**DATA**
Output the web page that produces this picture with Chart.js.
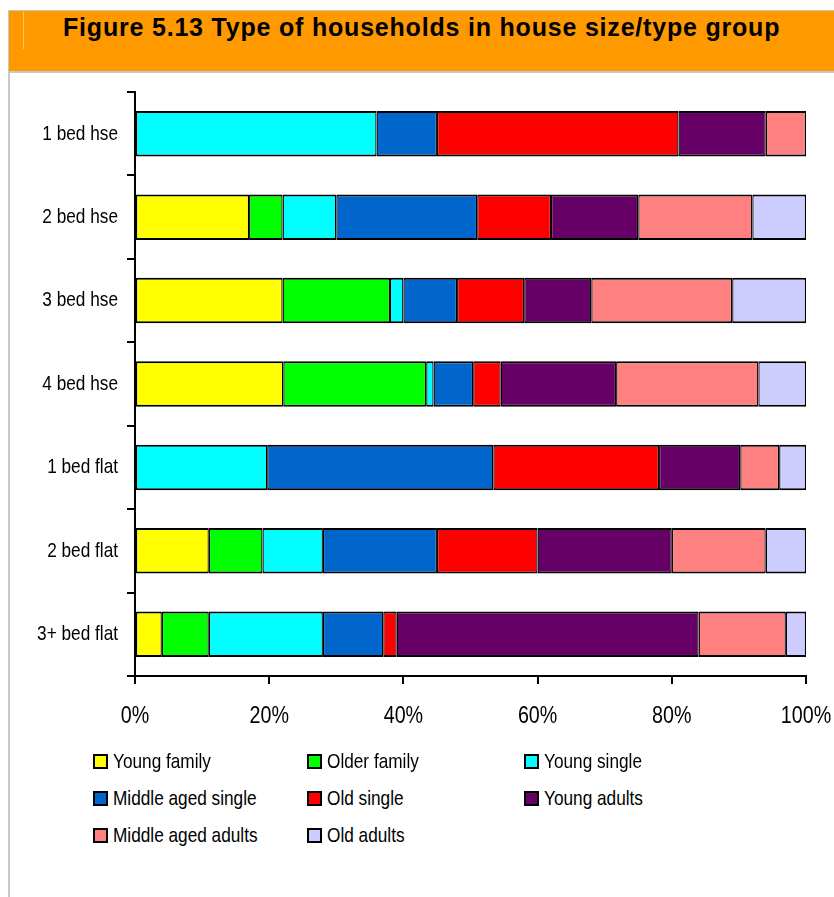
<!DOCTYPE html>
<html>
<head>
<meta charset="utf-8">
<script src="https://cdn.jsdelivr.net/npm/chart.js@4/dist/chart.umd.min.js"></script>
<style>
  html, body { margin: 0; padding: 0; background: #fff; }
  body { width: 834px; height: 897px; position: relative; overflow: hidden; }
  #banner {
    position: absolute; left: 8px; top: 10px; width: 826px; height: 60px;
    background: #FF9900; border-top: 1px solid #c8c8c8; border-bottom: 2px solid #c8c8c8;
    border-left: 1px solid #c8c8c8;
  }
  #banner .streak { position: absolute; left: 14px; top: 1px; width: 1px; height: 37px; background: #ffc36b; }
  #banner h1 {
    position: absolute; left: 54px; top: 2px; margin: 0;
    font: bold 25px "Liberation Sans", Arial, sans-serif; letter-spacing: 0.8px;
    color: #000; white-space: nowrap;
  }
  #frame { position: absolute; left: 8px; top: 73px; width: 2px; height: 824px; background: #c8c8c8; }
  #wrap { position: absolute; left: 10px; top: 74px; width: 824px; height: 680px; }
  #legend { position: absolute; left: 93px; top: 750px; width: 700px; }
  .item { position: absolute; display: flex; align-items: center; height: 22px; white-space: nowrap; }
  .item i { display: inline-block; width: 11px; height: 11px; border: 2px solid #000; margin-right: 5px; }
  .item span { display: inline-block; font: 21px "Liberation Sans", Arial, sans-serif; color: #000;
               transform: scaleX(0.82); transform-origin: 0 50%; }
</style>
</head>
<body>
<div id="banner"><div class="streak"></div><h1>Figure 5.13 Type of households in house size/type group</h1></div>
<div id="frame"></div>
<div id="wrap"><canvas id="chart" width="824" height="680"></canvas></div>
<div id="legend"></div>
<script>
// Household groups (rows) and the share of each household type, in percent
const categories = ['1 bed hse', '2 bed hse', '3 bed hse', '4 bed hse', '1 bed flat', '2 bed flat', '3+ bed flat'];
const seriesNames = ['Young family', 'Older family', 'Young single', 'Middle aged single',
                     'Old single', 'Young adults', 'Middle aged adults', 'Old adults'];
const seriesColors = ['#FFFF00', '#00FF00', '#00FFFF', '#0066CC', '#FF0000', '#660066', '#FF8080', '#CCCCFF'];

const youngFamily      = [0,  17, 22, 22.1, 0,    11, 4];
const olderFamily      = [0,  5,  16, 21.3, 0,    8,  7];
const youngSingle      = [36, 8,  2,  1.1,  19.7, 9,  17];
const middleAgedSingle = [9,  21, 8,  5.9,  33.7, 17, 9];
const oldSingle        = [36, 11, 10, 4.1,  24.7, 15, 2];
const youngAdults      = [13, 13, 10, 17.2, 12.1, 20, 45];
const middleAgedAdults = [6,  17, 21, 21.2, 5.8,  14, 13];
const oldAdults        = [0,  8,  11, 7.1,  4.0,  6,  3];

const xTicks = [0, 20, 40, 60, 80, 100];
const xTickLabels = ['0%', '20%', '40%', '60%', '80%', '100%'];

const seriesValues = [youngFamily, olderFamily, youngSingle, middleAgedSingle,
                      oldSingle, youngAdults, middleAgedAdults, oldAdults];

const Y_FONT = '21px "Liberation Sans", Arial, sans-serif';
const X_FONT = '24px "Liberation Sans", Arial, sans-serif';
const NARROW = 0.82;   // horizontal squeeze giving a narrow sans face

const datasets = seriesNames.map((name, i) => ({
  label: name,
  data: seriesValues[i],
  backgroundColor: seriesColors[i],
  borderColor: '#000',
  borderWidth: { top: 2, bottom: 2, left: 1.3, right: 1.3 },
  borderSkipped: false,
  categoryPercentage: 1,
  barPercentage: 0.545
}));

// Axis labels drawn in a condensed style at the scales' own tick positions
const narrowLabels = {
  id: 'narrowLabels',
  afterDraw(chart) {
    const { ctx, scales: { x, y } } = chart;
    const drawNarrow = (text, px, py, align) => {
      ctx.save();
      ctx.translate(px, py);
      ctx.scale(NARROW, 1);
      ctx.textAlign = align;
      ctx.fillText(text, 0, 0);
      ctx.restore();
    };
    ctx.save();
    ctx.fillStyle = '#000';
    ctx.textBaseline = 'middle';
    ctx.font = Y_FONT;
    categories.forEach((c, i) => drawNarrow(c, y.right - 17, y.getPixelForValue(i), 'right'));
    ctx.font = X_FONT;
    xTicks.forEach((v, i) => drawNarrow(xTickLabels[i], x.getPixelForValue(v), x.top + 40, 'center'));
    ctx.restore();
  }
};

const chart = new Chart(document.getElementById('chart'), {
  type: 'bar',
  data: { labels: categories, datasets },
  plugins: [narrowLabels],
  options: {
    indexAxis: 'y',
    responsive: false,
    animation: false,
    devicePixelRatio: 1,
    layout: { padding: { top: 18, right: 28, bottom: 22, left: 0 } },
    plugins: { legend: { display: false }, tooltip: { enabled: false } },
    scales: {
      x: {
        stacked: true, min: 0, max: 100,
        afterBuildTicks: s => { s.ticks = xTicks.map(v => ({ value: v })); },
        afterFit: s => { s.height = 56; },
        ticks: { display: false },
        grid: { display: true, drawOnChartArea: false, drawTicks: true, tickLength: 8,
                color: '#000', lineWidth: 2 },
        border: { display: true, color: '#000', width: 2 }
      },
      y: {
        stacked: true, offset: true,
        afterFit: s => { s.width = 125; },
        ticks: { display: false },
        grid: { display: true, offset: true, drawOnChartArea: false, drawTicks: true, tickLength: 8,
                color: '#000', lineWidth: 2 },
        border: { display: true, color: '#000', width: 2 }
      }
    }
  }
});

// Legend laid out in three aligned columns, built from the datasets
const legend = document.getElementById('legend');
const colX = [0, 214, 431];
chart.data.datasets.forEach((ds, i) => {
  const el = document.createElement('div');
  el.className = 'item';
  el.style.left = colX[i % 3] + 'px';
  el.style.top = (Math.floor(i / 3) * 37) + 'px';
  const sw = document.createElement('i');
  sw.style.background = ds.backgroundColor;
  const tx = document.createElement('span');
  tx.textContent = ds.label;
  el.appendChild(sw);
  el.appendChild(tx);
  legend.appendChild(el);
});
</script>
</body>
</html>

**WHAT YOU SHOULD DO**
Quote the material word for word, dropping any images it holds.

**CORRECT OUTPUT**
Output the web page that produces this picture with Chart.js.
<!DOCTYPE html>
<html>
<head>
<meta charset="utf-8">
<script src="https://cdn.jsdelivr.net/npm/chart.js@4/dist/chart.umd.min.js"></script>
<style>
  html, body { margin: 0; padding: 0; background: #fff; }
  body { width: 834px; height: 897px; position: relative; overflow: hidden; }
  #banner {
    position: absolute; left: 8px; top: 10px; width: 826px; height: 60px;
    background: #FF9900; border-top: 1px solid #c8c8c8; border-bottom: 2px solid #c8c8c8;
    border-left: 1px solid #c8c8c8;
  }
  #banner .streak { position: absolute; left: 14px; top: 1px; width: 1px; height: 37px; background: #ffc36b; }
  #banner h1 {
    position: absolute; left: 54px; top: 2px; margin: 0;
    font: bold 25px "Liberation Sans", Arial, sans-serif; letter-spacing: 0.8px;
    color: #000; white-space: nowrap;
  }
  #frame { position: absolute; left: 8px; top: 73px; width: 2px; height: 824px; background: #c8c8c8; }
  #wrap { position: absolute; left: 10px; top: 74px; width: 824px; height: 680px; }
  #legend { position: absolute; left: 93px; top: 750px; width: 700px; }
  .item { position: absolute; display: flex; align-items: center; height: 22px; white-space: nowrap; }
  .item i { display: inline-block; width: 11px; height: 11px; border: 2px solid #000; margin-right: 5px; }
  .item span { display: inline-block; font: 21px "Liberation Sans", Arial, sans-serif; color: #000;
               transform: scaleX(0.82); transform-origin: 0 50%; }
</style>
</head>
<body>
<div id="banner"><div class="streak"></div><h1>Figure 5.13 Type of households in house size/type group</h1></div>
<div id="frame"></div>
<div id="wrap"><canvas id="chart" width="824" height="680"></canvas></div>
<div id="legend"></div>
<script>
// Household groups (rows) and the share of each household type, in percent
const categories = ['1 bed hse', '2 bed hse', '3 bed hse', '4 bed hse', '1 bed flat', '2 bed flat', '3+ bed flat'];
const seriesNames = ['Young family', 'Older family', 'Young single', 'Middle aged single',
                     'Old single', 'Young adults', 'Middle aged adults', 'Old adults'];
const seriesColors = ['#FFFF00', '#00FF00', '#00FFFF', '#0066CC', '#FF0000', '#660066', '#FF8080', '#CCCCFF'];

const youngFamily      = [0,  17, 22, 22.1, 0,    11, 4];
const olderFamily      = [0,  5,  16, 21.3, 0,    8,  7];
const youngSingle      = [36, 8,  2,  1.1,  19.7, 9,  17];
const middleAgedSingle = [9,  21, 8,  5.9,  33.7, 17, 9];
const oldSingle        = [36, 11, 10, 4.1,  24.7, 15, 2];
const youngAdults      = [13, 13, 10, 17.2, 12.1, 20, 45];
const middleAgedAdults = [6,  17, 21, 21.2, 5.8,  14, 13];
const oldAdults        = [0,  8,  11, 7.1,  4.0,  6,  3];

const xTicks = [0, 20, 40, 60, 80, 100];
const xTickLabels = ['0%', '20%', '40%', '60%', '80%', '100%'];

const seriesValues = [youngFamily, olderFamily, youngSingle, middleAgedSingle,
                      oldSingle, youngAdults, middleAgedAdults, oldAdults];

const Y_FONT = '21px "Liberation Sans", Arial, sans-serif';
const X_FONT = '24px "Liberation Sans", Arial, sans-serif';
const NARROW = 0.82;   // horizontal squeeze giving a narrow sans face

const datasets = seriesNames.map((name, i) => ({
  label: name,
  data: seriesValues[i],
  backgroundColor: seriesColors[i],
  borderColor: '#000',
  borderWidth: { top: 2, bottom: 2, left: 1.3, right: 1.3 },
  borderSkipped: false,
  categoryPercentage: 1,
  barPercentage: 0.545
}));

// Axis labels drawn in a condensed style at the scales' own tick positions
const narrowLabels = {
  id: 'narrowLabels',
  afterDraw(chart) {
    const { ctx, scales: { x, y } } = chart;
    const drawNarrow = (text, px, py, align) => {
      ctx.save();
      ctx.translate(px, py);
      ctx.scale(NARROW, 1);
      ctx.textAlign = align;
      ctx.fillText(text, 0, 0);
      ctx.restore();
    };
    ctx.save();
    ctx.fillStyle = '#000';
    ctx.textBaseline = 'middle';
    ctx.font = Y_FONT;
    categories.forEach((c, i) => drawNarrow(c, y.right - 17, y.getPixelForValue(i), 'right'));
    ctx.font = X_FONT;
    xTicks.forEach((v, i) => drawNarrow(xTickLabels[i], x.getPixelForValue(v), x.top + 40, 'center'));
    ctx.restore();
  }
};

const chart = new Chart(document.getElementById('chart'), {
  type: 'bar',
  data: { labels: categories, datasets },
  plugins: [narrowLabels],
  options: {
    indexAxis: 'y',
    responsive: false,
    animation: false,
    devicePixelRatio: 1,
    layout: { padding: { top: 18, right: 28, bottom: 22, left: 0 } },
    plugins: { legend: { display: false }, tooltip: { enabled: false } },
    scales: {
      x: {
        stacked: true, min: 0, max: 100,
        afterBuildTicks: s => { s.ticks = xTicks.map(v => ({ value: v })); },
        afterFit: s => { s.height = 56; },
        ticks: { display: false },
        grid: { display: true, drawOnChartArea: false, drawTicks: true, tickLength: 8,
                color: '#000', lineWidth: 2 },
        border: { display: true, color: '#000', width: 2 }
      },
      y: {
        stacked: true, offset: true,
        afterFit: s => { s.width = 125; },
        ticks: { display: false },
        grid: { display: true, offset: true, drawOnChartArea: false, drawTicks: true, tickLength: 8,
                color: '#000', lineWidth: 2 },
        border: { display: true, color: '#000', width: 2 }
      }
    }
  }
});

// Legend laid out in three aligned columns, built from the datasets
const legend = document.getElementById('legend');
const colX = [0, 214, 431];
chart.data.datasets.forEach((ds, i) => {
  const el = document.createElement('div');
  el.className = 'item';
  el.style.left = colX[i % 3] + 'px';
  el.style.top = (Math.floor(i / 3) * 37) + 'px';
  const sw = document.createElement('i');
  sw.style.background = ds.backgroundColor;
  const tx = document.createElement('span');
  tx.textContent = ds.label;
  el.appendChild(sw);
  el.appendChild(tx);
  legend.appendChild(el);
});
</script>
</body>
</html>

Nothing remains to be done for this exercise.